I cannot help but think of Mustafa Suleyman’s book The Coming Wave, which I referred to in my last post about AGI, in which he attempts to shift the debate around AI towards proliferation and containment.
Ultimately, it is a containment problem, and I’m fairly certain that cheap and readily available voice cloning technology is something we cannot contain. It’s an upending reality that we’ll have to learn to live and come to terms with, whether we like it or not.
Join the conversation
Leave a comment with your thoughts. Please let me know what you think, do you feel voice clones are going to be unique disruptive, or are more optimistic about how this technology will shape society? 💬
Very interesting read. Fascinating how a person's voice is not explicitly covered as biometric data under GDPR, yet it is such a central part to anyone's identity.
Thanks for your thoughtful reflection on this important topic. Well done. I just recommended your blog to my visitors.
To me, the lessons here seem clear. If we're going to create technologies of vast scale such as AI, then we are no longer in the driver's seat. We are along for the ride, where ever it may take us, like it or not.
Imagine that you got on a bus in Peru, and the bus began it's journey down twisting and turning mountain roads over looking the deep cliffs on every side.
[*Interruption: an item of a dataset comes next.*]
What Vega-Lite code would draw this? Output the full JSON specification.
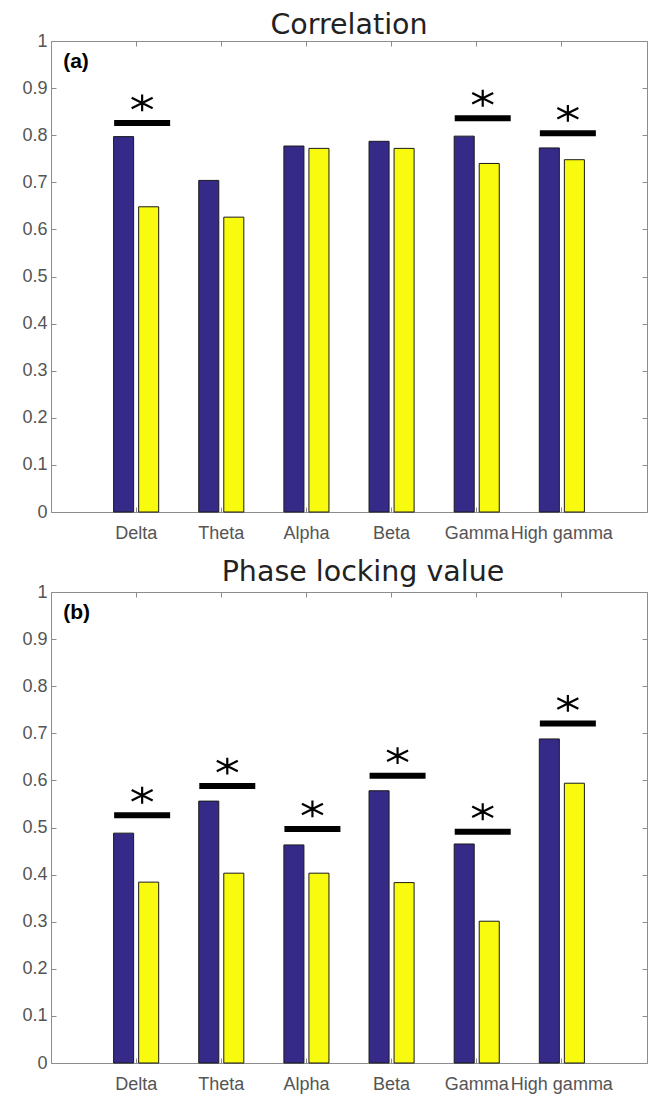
{
  "$schema": "https://vega.github.io/schema/vega-lite/v6.json",
  "padding": {"left": 5, "top": 10, "right": 2, "bottom": 2},
  "background": "white",
  "config": {
    "view": {"stroke": "#8c8c8c", "strokeWidth": 1},
    "axis": {"grid": false, "domainColor": "#8c8c8c", "tickColor": "#8c8c8c", "labelFont": "Liberation Sans", "labelColor": "#555555", "labelFontSize": 18, "title": null}
  },
  "datasets": {
    "bars": [
      {"panel": "a", "band": "Delta", "series": "Group 1", "value": 0.797},
      {"panel": "a", "band": "Delta", "series": "Group 2", "value": 0.648},
      {"panel": "a", "band": "Theta", "series": "Group 1", "value": 0.704},
      {"panel": "a", "band": "Theta", "series": "Group 2", "value": 0.626},
      {"panel": "a", "band": "Alpha", "series": "Group 1", "value": 0.777},
      {"panel": "a", "band": "Alpha", "series": "Group 2", "value": 0.772},
      {"panel": "a", "band": "Beta", "series": "Group 1", "value": 0.787},
      {"panel": "a", "band": "Beta", "series": "Group 2", "value": 0.772},
      {"panel": "a", "band": "Gamma", "series": "Group 1", "value": 0.798},
      {"panel": "a", "band": "Gamma", "series": "Group 2", "value": 0.740},
      {"panel": "a", "band": "High gamma", "series": "Group 1", "value": 0.773},
      {"panel": "a", "band": "High gamma", "series": "Group 2", "value": 0.748},
      {"panel": "b", "band": "Delta", "series": "Group 1", "value": 0.488},
      {"panel": "b", "band": "Delta", "series": "Group 2", "value": 0.384},
      {"panel": "b", "band": "Theta", "series": "Group 1", "value": 0.556},
      {"panel": "b", "band": "Theta", "series": "Group 2", "value": 0.403},
      {"panel": "b", "band": "Alpha", "series": "Group 1", "value": 0.463},
      {"panel": "b", "band": "Alpha", "series": "Group 2", "value": 0.403},
      {"panel": "b", "band": "Beta", "series": "Group 1", "value": 0.578},
      {"panel": "b", "band": "Beta", "series": "Group 2", "value": 0.383},
      {"panel": "b", "band": "Gamma", "series": "Group 1", "value": 0.465},
      {"panel": "b", "band": "Gamma", "series": "Group 2", "value": 0.301},
      {"panel": "b", "band": "High gamma", "series": "Group 1", "value": 0.688},
      {"panel": "b", "band": "High gamma", "series": "Group 2", "value": 0.594}
    ],
    "sig": [
      {"panel": "a", "band": "Delta", "level": 0.826},
      {"panel": "a", "band": "Gamma", "level": 0.836},
      {"panel": "a", "band": "High gamma", "level": 0.804},
      {"panel": "b", "band": "Delta", "level": 0.526},
      {"panel": "b", "band": "Theta", "level": 0.588},
      {"panel": "b", "band": "Alpha", "level": 0.497},
      {"panel": "b", "band": "Beta", "level": 0.610},
      {"panel": "b", "band": "Gamma", "level": 0.491},
      {"panel": "b", "band": "High gamma", "level": 0.721}
    ],
    "labels": [
      {"panel": "a", "band": "Delta", "text": "(a)"},
      {"panel": "b", "band": "Delta", "text": "(b)"}
    ]
  },
  "bounds": "flush",
  "spacing": 80,
  "vconcat": [
    {
      "width": 596,
      "height": 471,
      "title": {"text": "Correlation", "font": "DejaVu Sans", "fontSize": 28.5, "fontWeight": "normal", "color": "#222222", "anchor": "middle", "offset": -7},
      "layer": [
        {
          "data": {"name": "bars"},
          "transform": [{"filter": "datum.panel === 'a'"}],
          "mark": {"type": "bar", "stroke": "#1a1a1a", "strokeWidth": 1},
          "encoding": {
            "x": {"field": "band", "type": "nominal", "sort": null, "scale": {"domain": ["Delta", "Theta", "Alpha", "Beta", "Gamma", "High gamma"], "paddingInner": 0, "paddingOuter": 0.5}, "axis": {"orient": "bottom", "labelAngle": 0, "tickSize": -5, "labelPadding": 17, "domain": false}},
            "xOffset": {"field": "series", "type": "nominal", "scale": {"paddingInner": 0.2, "paddingOuter": 0.8}},
            "y": {"field": "value", "type": "quantitative", "scale": {"domain": [0, 1], "nice": false, "zero": true}, "axis": {"orient": "left", "values": [0, 0.1, 0.2, 0.3, 0.4, 0.5, 0.6, 0.7, 0.8, 0.9, 1], "format": ".1~f", "tickSize": -5, "labelPadding": 9, "minExtent": 45, "maxExtent": 45, "domain": false}},
            "color": {"field": "series", "type": "nominal", "scale": {"domain": ["Group 1", "Group 2"], "range": ["#352a87", "#f9fb0e"]}, "legend": null}
          }
        },
        {
          "data": {"name": "sig"},
          "transform": [{"filter": "datum.panel === 'a'"}],
          "mark": {"type": "tick", "color": "black", "size": 56, "thickness": 6, "opacity": 1, "xOffset": 6},
          "encoding": {
            "x": {"field": "band", "type": "nominal", "sort": null, "axis": {"orient": "top", "labels": false, "tickSize": -5, "domain": false, "minExtent": 0, "maxExtent": 0}},
            "y": {"field": "level", "type": "quantitative", "axis": {"orient": "right", "labels": false, "values": [0, 0.1, 0.2, 0.3, 0.4, 0.5, 0.6, 0.7, 0.8, 0.9, 1], "tickSize": -5, "domain": false, "minExtent": 0, "maxExtent": 0}}
          }
        },
        {
          "data": {"name": "sig"},
          "transform": [{"filter": "datum.panel === 'a'"}],
          "mark": {"type": "point", "shape": "M0,-0.8L0,0.8M-1,-0.5L1,0.5M-1,0.5L1,-0.5", "filled": false, "stroke": "black", "strokeWidth": 2.2, "size": 441, "opacity": 1, "xOffset": 6, "yOffset": -20},
          "encoding": {
            "x": {"field": "band", "type": "nominal", "sort": null, "axis": null},
            "y": {"field": "level", "type": "quantitative", "axis": null}
          }
        },
        {
          "data": {"name": "labels"},
          "transform": [{"filter": "datum.panel === 'a'"}],
          "mark": {"type": "text", "font": "Liberation Sans", "fontWeight": "bold", "fontSize": 21, "align": "left", "baseline": "alphabetic", "color": "black", "dx": -73},
          "encoding": {
            "x": {"field": "band", "type": "nominal", "sort": null, "axis": null},
            "y": {"datum": 0.943, "type": "quantitative", "axis": null},
            "text": {"field": "text"}
          }
        }
      ],
      "resolve": {"axis": {"x": "independent", "y": "independent"}}
    },
    {
      "width": 596,
      "height": 471,
      "title": {"text": "Phase locking value", "font": "DejaVu Sans", "fontSize": 28.5, "fontWeight": "normal", "color": "#222222", "anchor": "middle", "offset": -3, "dx": 14},
      "layer": [
        {
          "data": {"name": "bars"},
          "transform": [{"filter": "datum.panel === 'b'"}],
          "mark": {"type": "bar", "stroke": "#1a1a1a", "strokeWidth": 1},
          "encoding": {
            "x": {"field": "band", "type": "nominal", "sort": null, "scale": {"domain": ["Delta", "Theta", "Alpha", "Beta", "Gamma", "High gamma"], "paddingInner": 0, "paddingOuter": 0.5}, "axis": {"orient": "bottom", "labelAngle": 0, "tickSize": -5, "labelPadding": 17, "domain": false}},
            "xOffset": {"field": "series", "type": "nominal", "scale": {"paddingInner": 0.2, "paddingOuter": 0.8}},
            "y": {"field": "value", "type": "quantitative", "scale": {"domain": [0, 1], "nice": false, "zero": true}, "axis": {"orient": "left", "values": [0, 0.1, 0.2, 0.3, 0.4, 0.5, 0.6, 0.7, 0.8, 0.9, 1], "format": ".1~f", "tickSize": -5, "labelPadding": 9, "minExtent": 45, "maxExtent": 45, "domain": false}},
            "color": {"field": "series", "type": "nominal", "scale": {"domain": ["Group 1", "Group 2"], "range": ["#352a87", "#f9fb0e"]}, "legend": null}
          }
        },
        {
          "data": {"name": "sig"},
          "transform": [{"filter": "datum.panel === 'b'"}],
          "mark": {"type": "tick", "color": "black", "size": 56, "thickness": 6, "opacity": 1, "xOffset": 6},
          "encoding": {
            "x": {"field": "band", "type": "nominal", "sort": null, "axis": {"orient": "top", "labels": false, "tickSize": -5, "domain": false, "minExtent": 0, "maxExtent": 0}},
            "y": {"field": "level", "type": "quantitative", "axis": {"orient": "right", "labels": false, "values": [0, 0.1, 0.2, 0.3, 0.4, 0.5, 0.6, 0.7, 0.8, 0.9, 1], "tickSize": -5, "domain": false, "minExtent": 0, "maxExtent": 0}}
          }
        },
        {
          "data": {"name": "sig"},
          "transform": [{"filter": "datum.panel === 'b'"}],
          "mark": {"type": "point", "shape": "M0,-0.8L0,0.8M-1,-0.5L1,0.5M-1,0.5L1,-0.5", "filled": false, "stroke": "black", "strokeWidth": 2.2, "size": 441, "opacity": 1, "xOffset": 6, "yOffset": -20},
          "encoding": {
            "x": {"field": "band", "type": "nominal", "sort": null, "axis": null},
            "y": {"field": "level", "type": "quantitative", "axis": null}
          }
        },
        {
          "data": {"name": "labels"},
          "transform": [{"filter": "datum.panel === 'b'"}],
          "mark": {"type": "text", "font": "Liberation Sans", "fontWeight": "bold", "fontSize": 21, "align": "left", "baseline": "alphabetic", "color": "black", "dx": -73},
          "encoding": {
            "x": {"field": "band", "type": "nominal", "sort": null, "axis": null},
            "y": {"datum": 0.943, "type": "quantitative", "axis": null},
            "text": {"field": "text"}
          }
        }
      ],
      "resolve": {"axis": {"x": "independent", "y": "independent"}}
    }
  ]
}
The bus may take you to beautiful locations filled with beautiful people, or it may go over a cliff. Once you're on that bus speeding down the mountain road you can't get off, and just have to accept whatever fate awaits you, for the better and the worse.
It's only a matter of time until average users will be able to easily create fake videos which can't be distinguished from the real people and events. All media will lose credibility, as there will be no way to know what is real, and what is not.
The whole thing has been a bad idea right from the start. But it's going to happen anyway. Like everyone else, I'm a passenger on the bus and can't get off. And so while we travel down the mountain road together, I'm going to have some fun with it, as there is no other rational choice available.
Maybe we'll get lucky. Maybe we won't. It's out of our hands at this point.